Author : Maria-Anna Trapotsi, Layla Hosseini-Gerami and Lewis Mervin
Email: mat64@cam.ac.uk and lh605@cam.ac.uk
Supervisor : Dr. A. Bender
Protein target prediction using Random Forests (RFs) trained on bioactivity data from PubChem (extracted Mar 2020) and ChEMBL (version 26), using the RDKit and Scikit-learn, which employ a modification of the reliability-density neighbourhood Applicability Domain (AD) analysis by Aniceto [1]. This project is the sucessor to PIDGIN version 1 [2] and PIDGIN version 2 [3]. This is the updated and retrained version of PIDGIN version 3 Target prediction with extended NCBI pathway and DisGeNET disease enrichment calculation is available as implemented in [4].
- Molecular Descriptors : 2048bit Rdkit Extended Connectivity FingerPrints (ECFP) [5]
- Algorithm: Random Forests with dynamic number of trees (see docs for details), class weight = 'balanced', sample weight = ratio Inactive:Active
- Models generated at four different cut-off's: 100μM, 10μM, 1μM and 0.1μM
- Models generated both with and without mapping to orthologues, as implemented in [3]
- Pathway information from NCBI BioSystems
- Disease information from DisGeNET
- Target/pathway/disease enrichment calculated using Fisher's exact test and the Chi-squared test
Details for sizes across all activity cut-offs
Without orthologues | With orthologues | |
---|---|---|
Distinct Models | 11,782 | 16,772 |
Distinct Targets [exhaustive total] | 3,698 [11,782] | 17,021 [63,140] |
Total Bioactivities Over all models | 50,210,041 | 437,574,005 |
Actives | 4,079,996 | 4,087,155 |
Inactives [Of which are Sphere Exclusion (SE)] | 46,130,045 [35,119,663] | 463,237,781 [314,117,438] |
Full details on all models are provided in the uniprot_information.txt files in the orthologue and no_orthologue directories
Development occurs on GitHub.
Documentation, installation and instructions are on ReadtheDocs.
- Use the ReadtheDocs!

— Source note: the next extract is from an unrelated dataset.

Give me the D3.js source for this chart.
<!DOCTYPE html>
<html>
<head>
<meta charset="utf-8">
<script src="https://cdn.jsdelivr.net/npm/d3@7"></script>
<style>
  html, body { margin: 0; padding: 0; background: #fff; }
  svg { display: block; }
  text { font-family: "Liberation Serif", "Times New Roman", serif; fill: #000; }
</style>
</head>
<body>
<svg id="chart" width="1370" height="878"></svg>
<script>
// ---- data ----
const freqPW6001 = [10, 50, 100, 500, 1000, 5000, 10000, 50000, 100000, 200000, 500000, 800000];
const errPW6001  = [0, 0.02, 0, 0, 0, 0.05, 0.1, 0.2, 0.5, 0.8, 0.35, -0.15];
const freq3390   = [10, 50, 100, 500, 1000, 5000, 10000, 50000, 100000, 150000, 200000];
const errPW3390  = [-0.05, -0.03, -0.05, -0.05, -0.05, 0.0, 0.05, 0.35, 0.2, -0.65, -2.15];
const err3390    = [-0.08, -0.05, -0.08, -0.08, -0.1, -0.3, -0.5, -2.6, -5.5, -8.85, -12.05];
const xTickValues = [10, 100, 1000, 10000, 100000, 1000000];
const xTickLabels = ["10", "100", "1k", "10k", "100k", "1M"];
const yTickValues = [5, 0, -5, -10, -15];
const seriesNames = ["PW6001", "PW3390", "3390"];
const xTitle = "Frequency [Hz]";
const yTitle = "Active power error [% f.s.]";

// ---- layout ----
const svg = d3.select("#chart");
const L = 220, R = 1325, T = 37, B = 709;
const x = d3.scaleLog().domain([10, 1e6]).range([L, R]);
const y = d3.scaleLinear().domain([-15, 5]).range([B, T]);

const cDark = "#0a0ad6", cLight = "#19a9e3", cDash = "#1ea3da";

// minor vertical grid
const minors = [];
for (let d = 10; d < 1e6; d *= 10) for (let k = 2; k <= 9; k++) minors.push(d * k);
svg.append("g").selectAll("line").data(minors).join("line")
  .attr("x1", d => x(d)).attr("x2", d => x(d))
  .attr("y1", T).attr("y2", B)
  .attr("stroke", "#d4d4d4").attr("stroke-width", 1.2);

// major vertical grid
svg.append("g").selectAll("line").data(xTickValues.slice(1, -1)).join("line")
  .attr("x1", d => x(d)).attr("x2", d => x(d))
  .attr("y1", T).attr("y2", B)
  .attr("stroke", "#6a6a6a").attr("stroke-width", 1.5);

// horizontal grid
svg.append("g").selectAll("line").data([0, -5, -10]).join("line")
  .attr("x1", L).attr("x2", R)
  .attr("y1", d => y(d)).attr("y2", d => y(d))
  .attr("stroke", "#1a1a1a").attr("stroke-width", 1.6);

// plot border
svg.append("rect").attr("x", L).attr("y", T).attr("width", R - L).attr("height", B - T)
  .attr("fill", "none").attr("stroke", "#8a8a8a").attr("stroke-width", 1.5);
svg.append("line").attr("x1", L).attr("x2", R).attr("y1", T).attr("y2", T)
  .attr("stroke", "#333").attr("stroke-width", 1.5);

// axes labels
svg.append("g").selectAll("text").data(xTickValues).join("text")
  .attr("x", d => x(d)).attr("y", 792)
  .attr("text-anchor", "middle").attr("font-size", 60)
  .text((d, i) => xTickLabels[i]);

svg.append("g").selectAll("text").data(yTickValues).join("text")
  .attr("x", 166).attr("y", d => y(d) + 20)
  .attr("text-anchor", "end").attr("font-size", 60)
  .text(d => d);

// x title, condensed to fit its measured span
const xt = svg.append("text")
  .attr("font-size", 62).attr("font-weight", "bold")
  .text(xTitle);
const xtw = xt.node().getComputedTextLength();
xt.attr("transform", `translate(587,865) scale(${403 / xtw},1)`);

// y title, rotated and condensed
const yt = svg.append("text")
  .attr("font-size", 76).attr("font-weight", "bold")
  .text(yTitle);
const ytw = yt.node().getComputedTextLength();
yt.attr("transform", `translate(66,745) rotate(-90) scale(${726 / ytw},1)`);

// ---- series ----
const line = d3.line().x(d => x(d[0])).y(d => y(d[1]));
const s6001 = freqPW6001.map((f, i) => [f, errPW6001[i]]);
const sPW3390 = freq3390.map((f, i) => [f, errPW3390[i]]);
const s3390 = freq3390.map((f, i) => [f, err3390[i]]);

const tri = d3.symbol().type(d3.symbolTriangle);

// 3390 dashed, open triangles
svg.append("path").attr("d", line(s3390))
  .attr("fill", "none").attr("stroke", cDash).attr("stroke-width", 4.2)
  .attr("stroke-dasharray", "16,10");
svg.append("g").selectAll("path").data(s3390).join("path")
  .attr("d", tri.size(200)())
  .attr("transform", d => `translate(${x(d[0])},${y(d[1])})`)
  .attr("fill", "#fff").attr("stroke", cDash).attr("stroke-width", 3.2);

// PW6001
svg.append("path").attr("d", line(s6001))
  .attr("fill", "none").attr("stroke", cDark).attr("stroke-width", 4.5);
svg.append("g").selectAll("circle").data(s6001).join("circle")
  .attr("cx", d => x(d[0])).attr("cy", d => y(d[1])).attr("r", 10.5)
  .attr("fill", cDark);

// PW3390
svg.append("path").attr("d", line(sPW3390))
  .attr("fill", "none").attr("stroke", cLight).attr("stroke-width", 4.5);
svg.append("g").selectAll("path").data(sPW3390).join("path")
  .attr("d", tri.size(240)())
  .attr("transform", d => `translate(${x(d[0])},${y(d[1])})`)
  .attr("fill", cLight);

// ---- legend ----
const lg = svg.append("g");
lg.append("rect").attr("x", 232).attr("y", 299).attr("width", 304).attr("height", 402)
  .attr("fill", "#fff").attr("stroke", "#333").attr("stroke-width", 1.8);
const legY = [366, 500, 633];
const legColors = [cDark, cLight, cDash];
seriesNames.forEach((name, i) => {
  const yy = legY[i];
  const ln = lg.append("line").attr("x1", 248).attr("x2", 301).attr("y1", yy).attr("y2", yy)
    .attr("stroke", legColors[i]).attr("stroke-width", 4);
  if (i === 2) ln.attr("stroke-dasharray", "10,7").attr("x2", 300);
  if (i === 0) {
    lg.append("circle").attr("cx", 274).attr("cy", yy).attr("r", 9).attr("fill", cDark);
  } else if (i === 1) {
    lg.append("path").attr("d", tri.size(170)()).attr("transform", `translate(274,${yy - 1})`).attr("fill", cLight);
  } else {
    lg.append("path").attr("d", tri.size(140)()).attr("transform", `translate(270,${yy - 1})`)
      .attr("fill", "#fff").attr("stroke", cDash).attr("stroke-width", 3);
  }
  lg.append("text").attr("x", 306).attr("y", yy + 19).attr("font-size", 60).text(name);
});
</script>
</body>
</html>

You MUST download the models before running!
- The program recognises as input line-separated SMILES in either .smi/.smiles or .sdf format
- If the SMILES input contains data additional to the SMILES string, the first entries after the SMILES are automatically interpreted as identifiers (see the OpenSMILES specification §4.5) - although there are options to change this behaviour
- Molecules are automatically standardized when running models (can be turned off)

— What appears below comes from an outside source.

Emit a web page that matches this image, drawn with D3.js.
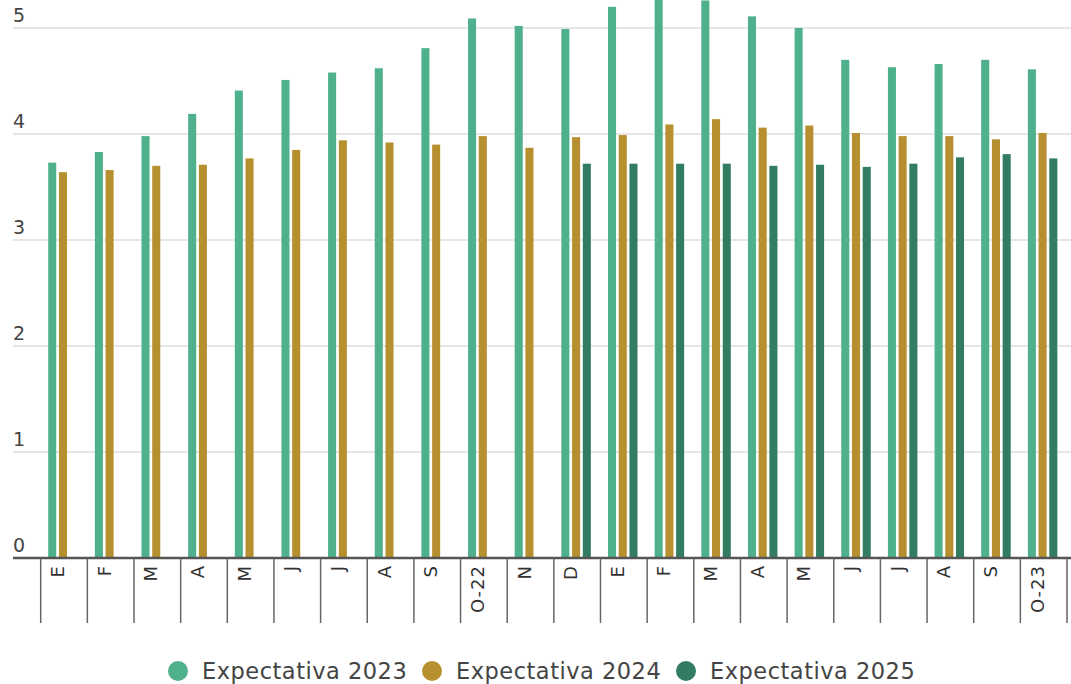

- Do not modify the 'pkls', 'ad_data' etc. names or directories
- Files in the examples directory are included for testing as on the ReadtheDocs tutorials.
- For installation and usage instructions, see the documentation.

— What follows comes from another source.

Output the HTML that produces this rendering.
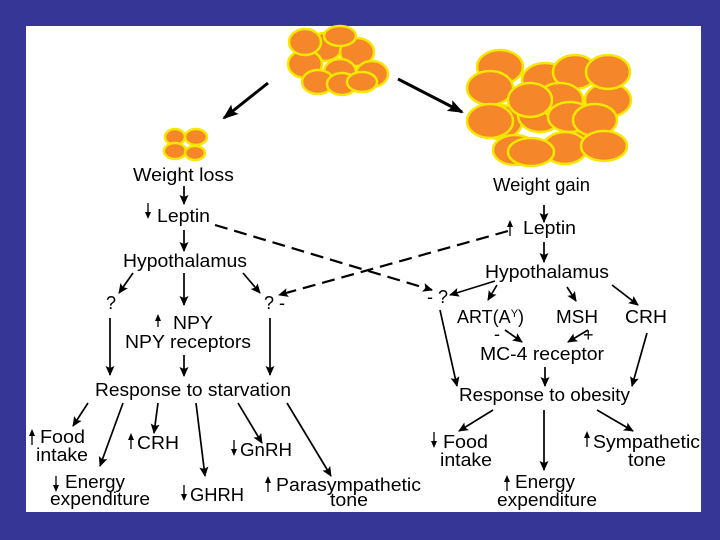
<!DOCTYPE html>
<html><head><meta charset="utf-8"><style>
html,body{margin:0;padding:0;background:#363697;}
svg{display:block}
text{font-family:"Liberation Sans",sans-serif;font-size:18px;fill:#000}
</style></head><body>
<svg width="720" height="540" viewBox="0 0 720 540" xmlns="http://www.w3.org/2000/svg">
<defs>
<marker id="ah" markerWidth="12" markerHeight="10" refX="9" refY="4.5" orient="auto" markerUnits="userSpaceOnUse"><path d="M0,0 L10,4.5 L0,9 L2,4.5 Z" fill="#000"/></marker>
<marker id="ahb" markerWidth="18" markerHeight="14" refX="14" refY="6" orient="auto" markerUnits="userSpaceOnUse"><path d="M0,0 L16,6 L0,12 L3,6 Z" fill="#000"/></marker>
</defs>
<rect x="0" y="0" width="720" height="540" fill="#363697"/>
<rect x="26" y="26" width="675" height="486" fill="#fff"/>
<g fill="#f5862a" stroke="#f5e800" stroke-width="2.5">
<ellipse cx="325" cy="47" rx="17" ry="14"/><ellipse cx="357" cy="52" rx="17" ry="14"/>
<ellipse cx="340" cy="72" rx="16" ry="13"/><ellipse cx="372" cy="74" rx="16" ry="13"/>
<ellipse cx="305" cy="64" rx="17" ry="14"/><ellipse cx="318" cy="82" rx="16" ry="12"/>
<ellipse cx="342" cy="84" rx="15" ry="11"/><ellipse cx="305" cy="42" rx="16" ry="13"/>
<ellipse cx="340" cy="36" rx="16" ry="10"/><ellipse cx="362" cy="82" rx="15" ry="10"/>
<ellipse cx="175" cy="137" rx="10" ry="8"/><ellipse cx="196" cy="137" rx="11" ry="8"/>
<ellipse cx="175" cy="151" rx="11" ry="8"/><ellipse cx="195" cy="153" rx="10" ry="7"/>
<ellipse cx="500" cy="67" rx="23" ry="17"/><ellipse cx="545" cy="80" rx="23" ry="17"/>
<ellipse cx="575" cy="72" rx="22" ry="17"/><ellipse cx="500" cy="122" rx="22" ry="17"/>
<ellipse cx="540" cy="115" rx="22" ry="17"/><ellipse cx="585" cy="130" rx="22" ry="17"/>
<ellipse cx="515" cy="150" rx="22" ry="15"/><ellipse cx="565" cy="148" rx="22" ry="16"/>
<ellipse cx="560" cy="100" rx="23" ry="17"/><ellipse cx="608" cy="100" rx="23" ry="17"/>
<ellipse cx="490" cy="88" rx="23" ry="17"/><ellipse cx="530" cy="100" rx="22" ry="17"/>
<ellipse cx="608" cy="72" rx="22" ry="17"/><ellipse cx="570" cy="117" rx="22" ry="15"/>
<ellipse cx="490" cy="121" rx="23" ry="17"/><ellipse cx="595" cy="120" rx="22" ry="16"/>
<ellipse cx="531" cy="152" rx="23" ry="14"/><ellipse cx="604" cy="146" rx="23" ry="15"/>
</g>
<g stroke="#000" fill="none">
<line x1="268" y1="83" x2="224" y2="118" stroke-width="3" marker-end="url(#ahb)"/>
<line x1="398" y1="79" x2="462" y2="112" stroke-width="3" marker-end="url(#ahb)"/>
<g stroke-width="1.7" marker-end="url(#ah)">
<line x1="184" y1="186" x2="184" y2="204"/>
<line x1="184" y1="230" x2="184" y2="251"/>
<line x1="133" y1="273" x2="119" y2="293"/>
<line x1="184" y1="273" x2="184" y2="305"/>
<line x1="243" y1="273" x2="260" y2="293"/>
<line x1="110" y1="318" x2="110" y2="375"/>
<line x1="184" y1="355" x2="184" y2="376"/>
<line x1="270" y1="318" x2="270" y2="375"/>
<line x1="88" y1="403" x2="73" y2="426"/>
<line x1="123" y1="403" x2="100" y2="466"/>
<line x1="158" y1="403" x2="154" y2="433"/>
<line x1="196" y1="403" x2="205" y2="476"/>
<line x1="238" y1="403" x2="262" y2="443"/>
<line x1="287" y1="403" x2="331" y2="476"/>
<line x1="544" y1="205" x2="544" y2="222"/>
<line x1="544" y1="242" x2="544" y2="262"/>
<line x1="495" y1="281" x2="450" y2="295"/>
<line x1="497" y1="285" x2="488" y2="300"/>
<line x1="567" y1="287" x2="576" y2="301"/>
<line x1="612" y1="285" x2="638" y2="305"/>
<line x1="505" y1="330" x2="522" y2="342"/>
<line x1="588" y1="330" x2="568" y2="342"/>
<line x1="440" y1="310" x2="457" y2="386"/>
<line x1="545" y1="367" x2="545" y2="386"/>
<line x1="647" y1="333" x2="632" y2="386"/>
<line x1="493" y1="410" x2="459" y2="431"/>
<line x1="544" y1="410" x2="544" y2="470"/>
<line x1="597" y1="410" x2="633" y2="431"/>
</g>
<g stroke-width="2.2" stroke-dasharray="13,7" marker-end="url(#ah)">
<line x1="215" y1="225" x2="432" y2="290"/>
<line x1="508" y1="231" x2="279" y2="295"/>
</g>
<g stroke-width="1.3">
<path d="M148 203V216M510 223V236M158 317V327M32 432V445M131 436V449M234 440V453M56 476V489M184 485V498M268 479V492M434 432V445M587 434V447M507 478V491"/>
</g>
</g>
<g fill="#000">
<path d="M145 212L148 219L151 212Z"/>
<path d="M507 227L510 220L513 227Z"/>
<path d="M155 321L158 314L161 321Z"/>
<path d="M29 436L32 429L35 436Z"/>
<path d="M128 440L131 433L134 440Z"/>
<path d="M231 449L234 456L237 449Z"/>
<path d="M53 485L56 492L59 485Z"/>
<path d="M181 494L184 501L187 494Z"/>
<path d="M265 483L268 476L271 483Z"/>
<path d="M431 441L434 448L437 441Z"/>
<path d="M584 438L587 431L590 438Z"/>
<path d="M504 482L507 475L510 482Z"/>
</g>
<g>
<text x="133" y="181" textLength="101" lengthAdjust="spacingAndGlyphs">Weight loss</text>
<text x="157" y="222" textLength="53" lengthAdjust="spacingAndGlyphs">Leptin</text>
<text x="123" y="267" textLength="124" lengthAdjust="spacingAndGlyphs">Hypothalamus</text>
<text x="106" y="309">?</text>
<text x="264" y="309">? -</text>
<text x="173" y="329" textLength="40" lengthAdjust="spacingAndGlyphs">NPY</text>
<text x="125" y="348" textLength="126" lengthAdjust="spacingAndGlyphs">NPY receptors</text>
<text x="95" y="396" textLength="196" lengthAdjust="spacingAndGlyphs">Response to starvation</text>
<text x="40" y="443" textLength="45" lengthAdjust="spacingAndGlyphs">Food</text>
<text x="36" y="461" textLength="52" lengthAdjust="spacingAndGlyphs">intake</text>
<text x="137" y="449" textLength="42" lengthAdjust="spacingAndGlyphs">CRH</text>
<text x="240" y="456" textLength="52" lengthAdjust="spacingAndGlyphs">GnRH</text>
<text x="65" y="488" textLength="60" lengthAdjust="spacingAndGlyphs">Energy</text>
<text x="50" y="505" textLength="100" lengthAdjust="spacingAndGlyphs">expenditure</text>
<text x="190" y="501" textLength="54" lengthAdjust="spacingAndGlyphs">GHRH</text>
<text x="276" y="491" textLength="145" lengthAdjust="spacingAndGlyphs">Parasympathetic</text>
<text x="330" y="506" textLength="38" lengthAdjust="spacingAndGlyphs">tone</text>
<text x="493" y="191" textLength="97" lengthAdjust="spacingAndGlyphs">Weight gain</text>
<text x="523" y="234" textLength="53" lengthAdjust="spacingAndGlyphs">Leptin</text>
<text x="485" y="278" textLength="124" lengthAdjust="spacingAndGlyphs">Hypothalamus</text>
<text x="427" y="303">- ?</text>
<text x="457" y="323">ART(A<tspan font-size="11" dy="-6">Y</tspan><tspan dy="6">)</tspan></text>
<text x="556" y="323" textLength="42" lengthAdjust="spacingAndGlyphs">MSH</text>
<text x="625" y="323" textLength="42" lengthAdjust="spacingAndGlyphs">CRH</text>
<text x="494" y="340">-</text>
<text x="583" y="341">+</text>
<text x="480" y="360" textLength="124" lengthAdjust="spacingAndGlyphs">MC-4 receptor</text>
<text x="459" y="401" textLength="171" lengthAdjust="spacingAndGlyphs">Response to obesity</text>
<text x="443" y="448" textLength="45" lengthAdjust="spacingAndGlyphs">Food</text>
<text x="440" y="466" textLength="52" lengthAdjust="spacingAndGlyphs">intake</text>
<text x="593" y="448" textLength="107" lengthAdjust="spacingAndGlyphs">Sympathetic</text>
<text x="628" y="466" textLength="38" lengthAdjust="spacingAndGlyphs">tone</text>
<text x="515" y="488" textLength="60" lengthAdjust="spacingAndGlyphs">Energy</text>
<text x="497" y="506" textLength="100" lengthAdjust="spacingAndGlyphs">expenditure</text>
</g>
</svg>
</body></html>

PIDGINv4 is available under the GNU General Public License v3.0 (GPLv3).
[1] | Aniceto, N, et al. A novel applicability domain technique for mapping predictive reliability across the chemical space of a QSAR: Reliability-density neighbourhood. J. Cheminform. 8: 69 (2016). |
[2] | Mervin, L H., et al. Target prediction utilising negative bioactivity data covering large chemical space. J. Cheminform. 7: 51 (2015). |
[3] | (1, 2) Mervin, L H., et al. Orthologue chemical space and its influence on target prediction. Bioinformatics. 34: 72–79 (2018). |
[4] | Mervin, L H., et al. Understanding Cytotoxicity and Cytostaticity in a High-Throughput Screening Collection. ACS Chem. Biol. 11: 11 (2016) |
[5] | Rogers D & Hahn M. Extended-connectivity fingerprints. J. Chem. Inf. Model. 50: 742-54 (2010). |